The cumulative net absorption during the next four years (2017-2020) is likely to be 23% higher than that seen in 2012-2015. The four-year period is expected to see net absorption of 133 msf across the top eight cities, with supply slated at 156 msf. These four years also mark a shift in the ranking of cities in terms of net absorption. Bengaluru will continue to be the numero-uno market, with Hyderabad on its heels. These two cities would be followed by Delhi-NCR and Pune.  

Hyderabad is expected to witness the highest Grade A supply of 37 to 40 msf over 2017-2020 as developers bet on the IT-BPM sector’s expansion to steer future demand.  Several planned and implemented infrastructure and commercial development projects across the city such as the Transit-oriented growth corridor, Information Technology Investment Region (ITIR), the Hyderabad metro, are expected to give Hyderabad a competitive edge over other cities in the medium term. Hence, in light of such measures, Grade A inventory is expected to double in next 4-5 years, with majority (almost 60%) of it catering to the IT sector.

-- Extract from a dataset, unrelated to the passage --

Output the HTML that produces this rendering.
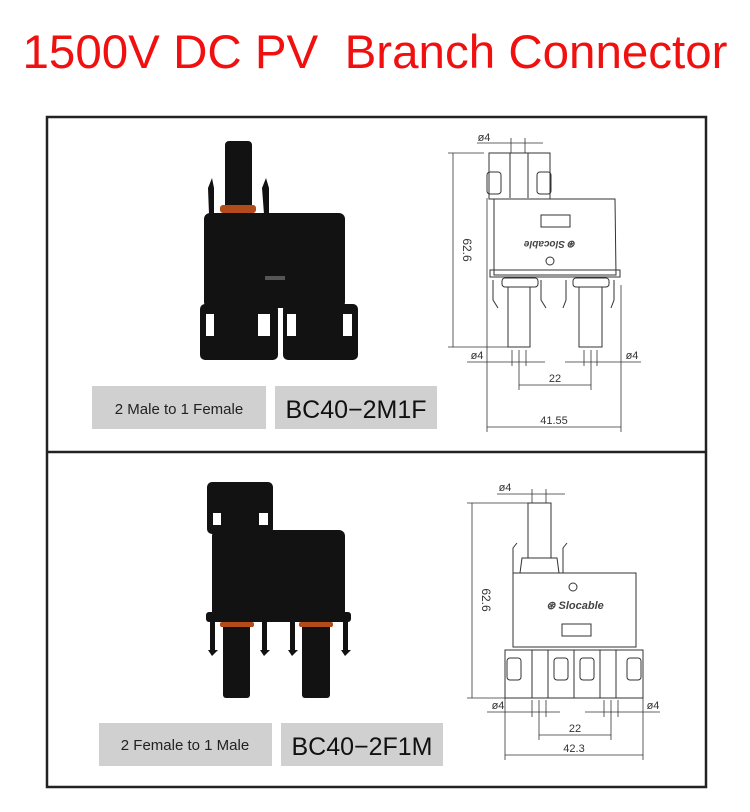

Besides Hyderabad, construction activity in Bengaluru too is likely to be robust with 34-38 msf of supply likely to be delivered in next 4-5 years, with majority comprising of commercial office developments. The IT-BPM sector will continue to be the major demand driver in Bengaluru, apart from continued demand from the consulting and BFSI sectors.  Delhi-NCR is expected to witness 25-30 msf of new office space between 2017 and 2020, with majority of the space expected to come up in Gurgaon which has seen maximum demand from occupiers over the years.